5 important lessons I learnt in launching my eCommerce business

Michelle Guinea
3 min readApr 10, 2021
Photo by Humphrey Muleba on Unsplash

“I have carpenter mates that can build for themselves, sparkies that can do their own electrical work, yet I’m an accountant and I’m broke.” — a retired accountant friend.

When I decided that I was launching my first eCommerce business, I thought this will be a cinch! This is my domain! I will finally do for myself what I do for others! I can’t fail at this!

Some of us thrive when working for ourselves and some of us really struggle to produce the best work for ourselves. Why is it that? That, I don’t have the answer to, but what I do have are some lessons I have learnt.

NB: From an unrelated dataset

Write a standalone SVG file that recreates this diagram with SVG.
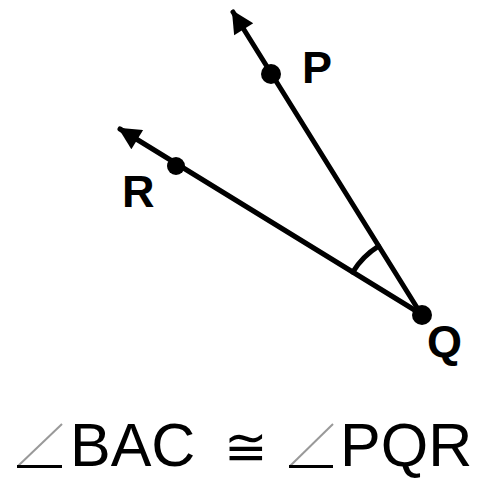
<svg xmlns="http://www.w3.org/2000/svg" width="497" height="479" viewBox="0 0 497 479">
<defs>
<style>
.ray{stroke:#000;stroke-width:5;fill:none;stroke-linecap:round}
.lbl{font-family:"Liberation Sans",Arial,sans-serif;font-weight:bold;font-size:45px;fill:#000}
.eq{font-family:"Liberation Sans",Arial,sans-serif;font-size:61px;fill:#000}
.ang{stroke:#999;stroke-width:2;fill:none}
.angb{stroke:#000;stroke-width:3;fill:none}
</style>
<marker id="ah" viewBox="0 0 10 10" refX="9" refY="5" markerWidth="5.5" markerHeight="4.5" orient="auto" markerUnits="strokeWidth">
<path d="M0,0 L10,5 L0,10 z" fill="#000"/>
</marker>
</defs>
<rect width="497" height="479" fill="#fff"/>
<g id="connectors">
<line class="ray" x1="421" y1="314" x2="233" y2="12" marker-end="url(#ah)"/>
<line class="ray" x1="421" y1="314" x2="120" y2="129" marker-end="url(#ah)"/>
<path class="ray" d="M352.8 272.1 A80 80 0 0 1 378.6 246.2"/>
</g>
<g id="P"><circle cx="271" cy="74" r="10" fill="#000"/><text class="lbl" x="302" y="83">P</text></g>
<g id="R"><circle cx="176" cy="166" r="9" fill="#000"/><text class="lbl" x="122" y="207">R</text></g>
<g id="Q"><circle cx="422" cy="315" r="10" fill="#000"/><text class="lbl" x="427" y="357">Q</text></g>
<g id="caption">
<path class="ang" d="M62 424 L18 466"/><path class="angb" d="M17 466.5 L62 466.5"/>
<text class="eq" x="70" y="466">BAC</text>
<text x="224" y="465" style="font-family:'DejaVu Sans',sans-serif;font-size:52px">≅</text>
<path class="ang" d="M333 424 L290 466"/><path class="angb" d="M289 466.5 L333 466.5"/>
<text class="eq" x="340" y="466">PQR</text>
</g>
</svg>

Lesson 1. Nail your brand story FIRST

Your brand story/identity is going to rapidly change and evolve as you slowly start to understand what kind of business you want to build. The first few days and weeks I had a thousand different ideas of what I wanted to do. I had a general goal, but I was setting the goal posts way too wide.

Why is this important? Well, change is good, but too much change too fast can confuse your customers. You really want to be confident in WHO and what your brand is before you release it out into the wild. What are your brand values? Attributes? The brand tone of voice? Sit down, make a mood-board, sleep on it, get feedback. You’ll generally love whatever you come up with, but after some time you might realise that you haven’t exactly got it right. Take your time with this part, because this is your business’s legacy.

Lesson 2. Know who your target audience is

In my UX agency career, I have spent a good amount of time explaining to some clients that no matter how good their service/product/app is, it’s NOT going to be for everyone. You can’t please everyone and it’s hard to appeal to all. You need to KNOW who your audience is and capitalise on it.

Yet here I was in my first month, making the same mistake I see clients make all the time. I really said my product was for everyone *face-palm*. Saying my target audience was “women” was way too broad and held me back from really paying attention to what would be my actual target audience.

If you are unsure of who your target audience is at first, profile your ideal customer/client, then tweak it as you grow. The better you understand who your customer/client is, the better you’ll serve them.

Lesson 3. Fail FAST

There are two kinds of new business owners. The ones that sit on something for too long and the ones who don’t think about it long enough. I have learnt that I am the kind that gets caught up in the excitement of everything and will say YES to everything.

Now, this is not necessarily a bad thing, but it could be. Mistakes will inevitably happen in a new business. Don’t let that get you down. Find your comfortable balance in decision making, own the mistake, take the lesson and move on. It’s better to fail fast and learn faster.

Lesson 4: Chucking money at it won't necessarily make it successful

“WOW, Facebook is so helpful lately!!!!” I’m sure plenty of new business owners can relate. Your feed will be spammed with promises of instant and continuous growth in sales, followers, web visitors, how to build an endless library of content, you name it.

Yes, I went down this trap. I wanted to know everything and I was willing to pay for it. The truth is, you can’t pay to give yourself a ‘success ‘injection. It takes time, it takes lessons and sometimes, you’ll just need to leave it to the professionals... Which is the perfect segway into my last lesson.

Lesson 5: You can’t do it all

With the experience of running my own business before and a career in UX/UI, this was one mistake I was bound to make. Yeah, I can code myself, yeah I can do product photography myself, yeah I know enough about digital marketing. Nope. Turns out I don’t know nearly enough. As much as you want to do it all yourself and bootstrap your business, sometimes it just makes sense to leave it to the professionals and trust me, it will pay itself off.